After Hobson left The Citizen, he went on to become a full-time writer/broadcaster and eventually a member of three self-guided and self-organized expeditions to Mount Everest. Each expedition took three to seven years to finance, organize and execute.

Despite his team missing the summit by 3,000 vertical feet on their first expedition and by just two city blocks on their second, he eventually made it safely to and from the top of the world in May 1997.

However, three years after summiting Everest, Hobson was diagnosed with the very aggressive blood cancer, acute leukemia, and given less than a year to live. At diagnosis, 90 percent of the cells in his bone marrow and 40 percent of the cells in his bloodstream were cancerous. After over 500 hours of chemotherapy, including 120 hours of high dose chemotherapy designed to virtually eliminate his immune system at the time, on Nov. 15, 2000 Hobson received the modern-day equivalent of a bone marrow transplant, an adult blood stem cell transplant.  

“On the day of my transplant I was so weak from treatment fatigue that I could not stand for more than a minute,” Hobson said. “Considering I had once stood on the highest physical point on the planet,  it was a very, very long fall. And, it was to prove to be an even longer and harder climb back. I am incredibly blessed and fortunate to be able to say that I have made a 100 percent recovery. It took me five years.”

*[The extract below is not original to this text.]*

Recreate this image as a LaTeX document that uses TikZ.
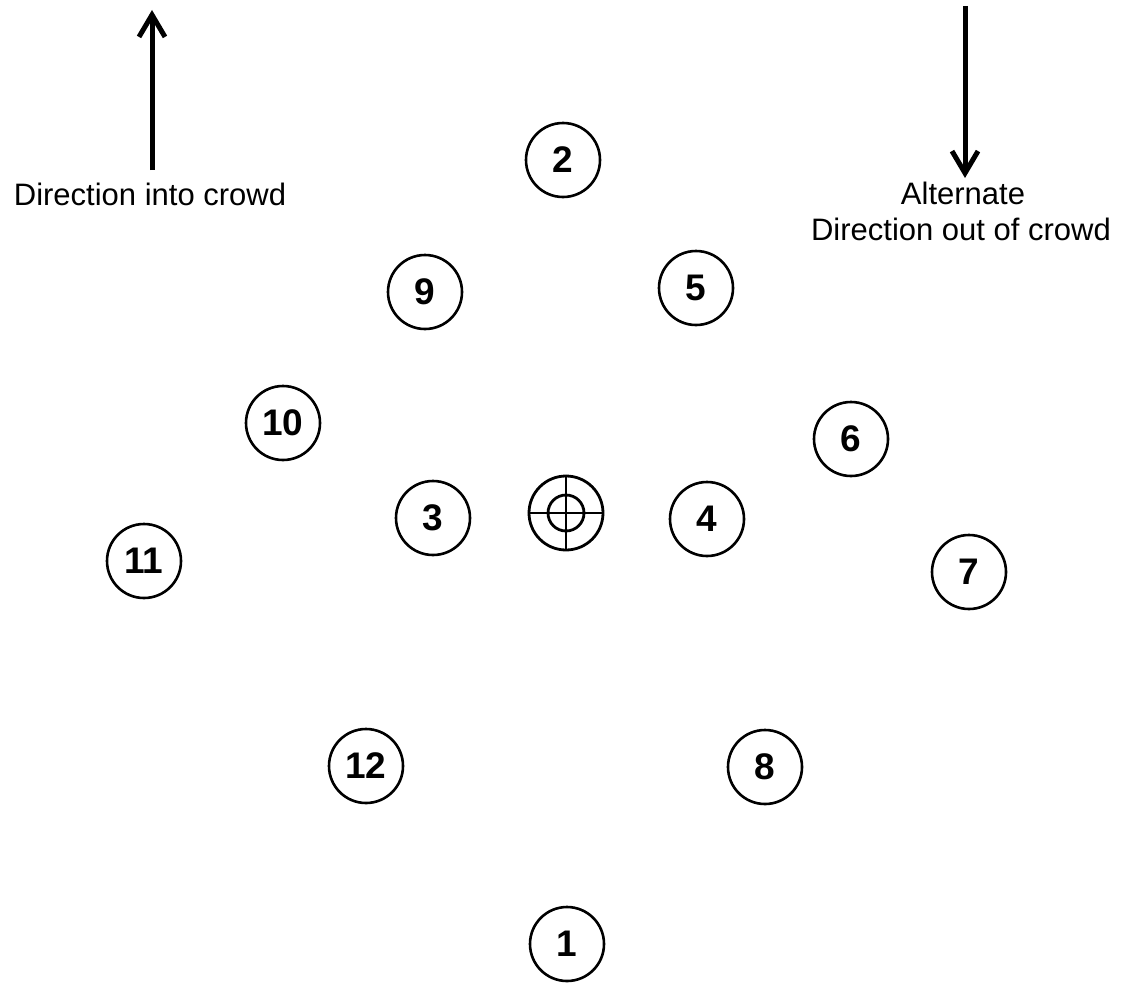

With a new lease on life, Hobson continued his career as a professional speaker but now he combined his “outer Everest” stories with those of his “inner Everest.”  He speaks to groups of all size and description, usually businesses or organizations, about how to transform adversity into opportunity. Hobson said that using his journalism skills of research, interviewing and fact-checking, he customizes every presentation to the needs of each group. In fact, he has become the best speaker in the world at creating customized presentations.  

“I’ve applied the skills I developed as a journalist but in a completely different way.” Hobson said. “My objective is to perpetuate the positive and inspire others to greater heights of hope and achievement.”